The 5 qualities of the act of perfect contrition are:
Interior,
Supernatural,
Universal,
Supreme, and
Intense.

Interior

What do we mean when we say that the act of perfect contrition must be interior? We mean that it is an interior act of the mind and will. When a priest says his Divine Office correctly but with distractions (hopefully not intended) he fulfills his obligation that the law imposes on him. If, while you confer the sacrament of baptism, you say the words carefully with the intention to baptize as the Church baptizes, you confer the sacrament even though you had distractions during the rite. *The act of contrition does not work as the above cases. It is something even independent of spoken words. The mind and heart must determine everything that is said in the above form of contrition. The mere perfect recitation of the form, as one says his prayers, is not sufficient... *

**Supreme

When we say that the act of contrition must be supreme, we are saying that we must determine that we would rather die than commit a mortal sin. We must hate mortal sin (venial sin too, if possible) even more than death itself. Just think how careful we are about our lives. We avoid death at great sacrifices. A man will throw his possessions over-board to save his life. He will avoid the company of those who have a contagious sickness in order to save his life. In like manner, we must hate sin, in the act of contrition, as the greatest evil on earth**.

**Intense

In the above form of contrition, we express this determination with the word "detest." I might say that I do not like to eat spinach. However, I say that I "detest" eating rotten crow. In like manner, we do not say that we just do not like sin, but we detest it as we detest eating rotten crow... **

Fr. Meinen


#2

No.


#3

Look to the Catechism for the official Church teaching:

vatican.va/archive/ENG0015/__P4D.HTM
*""1450 "Penance requires . . . the sinner to endure all things willingly, be contrite of heart, confess with the lips, and practice complete humility and fruitful satisfaction."49

Contrition

1451 Among the penitent's acts contrition occupies first place. Contrition is "sorrow of the soul and detestation for the sin committed, together with the resolution not to sin again."50

1452 When it arises from a love by which God is loved above all else, contrition is called "perfect" (contrition of charity). Such contrition remits venial sins; it also obtains forgiveness of mortal sins if it includes the firm resolution to have recourse to sacramental confession as soon as possible.51

1453 The contrition called "imperfect" (or "attrition") is also a gift of God, a prompting of the Holy Spirit. It is born of the consideration of sin's ugliness or the fear of eternal damnation and the other penalties threatening the sinner (contrition of fear). Such a stirring of conscience can initiate an interior process which, under the prompting of grace, will be brought to completion by sacramental absolution. By itself however, imperfect contrition cannot obtain the forgiveness of grave sins, but it disposes one to obtain forgiveness in the sacrament of Penance.52
""*


#4

'Will God forgive us any sin unless we have true contrition for it?

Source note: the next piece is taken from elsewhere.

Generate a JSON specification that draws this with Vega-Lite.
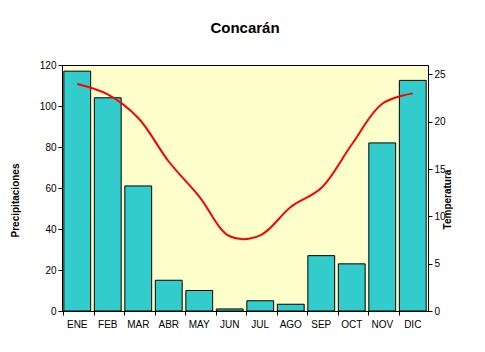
{
  "$schema": "https://vega.github.io/schema/vega-lite/v6.json",
  "width": 366,
  "height": 246,
  "autosize": {"type": "none"},
  "padding": {"left": 62, "top": 65, "right": 57, "bottom": 41},
  "background": "white",
  "title": {"text": "Concarán", "font": "Liberation Sans", "fontSize": 15, "fontWeight": "bold", "color": "black", "offset": 24, "anchor": "middle"},
  "data": {"values": [
    {"mes": "ENE", "precip": 117, "temp": 24.0},
    {"mes": "FEB", "precip": 104, "temp": 22.9},
    {"mes": "MAR", "precip": 61, "temp": 20.4},
    {"mes": "ABR", "precip": 15, "temp": 15.8},
    {"mes": "MAY", "precip": 10, "temp": 12.1},
    {"mes": "JUN", "precip": 1, "temp": 7.9},
    {"mes": "JUL", "precip": 5, "temp": 8.0},
    {"mes": "AGO", "precip": 3.3, "temp": 11.0},
    {"mes": "SEP", "precip": 27, "temp": 13.0},
    {"mes": "OCT", "precip": 23, "temp": 17.6},
    {"mes": "NOV", "precip": 82, "temp": 21.9},
    {"mes": "DIC", "precip": 112.5, "temp": 23.0}
  ]},
  "encoding": {
    "x": {"field": "mes", "type": "nominal", "sort": null,
      "scale": {"paddingInner": 0.12, "paddingOuter": 0.06},
      "axis": {"title": null, "labelAngle": 0, "bandPosition": 0, "tickSize": 4, "labelPadding": 4}}
  },
  "layer": [
    {
      "mark": {"type": "bar", "fill": "#33CCCC", "stroke": "black", "strokeWidth": 1},
      "encoding": {
        "y": {"field": "precip", "type": "quantitative", "scale": {"domain": [0, 120], "nice": false},
          "axis": {"title": "Precipitaciones", "values": [0, 20, 40, 60, 80, 100, 120], "titlePadding": 19, "titleY": 135, "titleFontWeight": "bold"}}
      }
    },
    {
      "mark": {"type": "line", "color": "#FF0000", "strokeWidth": 2, "interpolate": "catmull-rom"},
      "encoding": {
        "y": {"field": "temp", "type": "quantitative", "scale": {"domain": [0, 26], "nice": false},
          "axis": {"title": "Temperatura", "orient": "right", "values": [0, 5, 10, 15, 20, 25], "titleAngle": 270, "titleX": 24, "titleY": 134, "titleFontWeight": "bold"}}
      }
    }
  ],
  "resolve": {"scale": {"y": "independent"}},
  "config": {
    "view": {"fill": "#FFFFCC", "stroke": "black", "strokeWidth": 1},
    "axis": {"grid": false, "domainColor": "black", "tickColor": "black", "labelColor": "black", "titleColor": "black",
      "labelFont": "Liberation Sans", "titleFont": "Liberation Sans", "labelFontSize": 10, "titleFontSize": 10, "tickSize": 4}
  }
}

God will not forgive us any sin, whether mortal or venial, unless we have true contrition for it.

Now therefore saith the Lord: "Be converted to me with all your heart, in fasting and in weeping and in mourning. And rend your hearts and not your garments. (Joel 2:12-13)

390. When is sorrow for sin true contrition?

Sorrow for sin is true contrition when it is interior, supernatural, supreme, and universal.

  • Baltimore Catechism

CONTRITION MUST BE SUPERNATURAL IN ITS ORIGIN.

If you are not sorry in your heart for your sins, can any one change your heart and make you sorry?
Yes.

Who can change the heart?
God.

But cannot a sinner change his own heart and have true sorrow of himself, without the help of God?
No.

Can a sinner get sorrow from God?
Yes.

How can he get it?
By praying for it.

. . .

*CONTRITION MUST BE SOVEREIGN.
*

When we go to Confession must we be sorry for offending God?
Yes.
Must our sorrow for offending God be greater than our sorrow for anything else?
Yes.

  • Fr. John Furniss, Confession [A How to Guide for Children]

There are plenty of sources writing about the each of the necessary qualities.


#5

[quote="Shin, post:4, topic:301438"]
'Will God forgive us any sin unless we have true contrition for it?

God will not forgive us any sin, whether mortal or venial, unless we have true contrition for it.

Now therefore saith the Lord: "Be converted to me with all your heart, in fasting and in weeping and in mourning. And rend your hearts and not your garments. (Joel 2:12-13)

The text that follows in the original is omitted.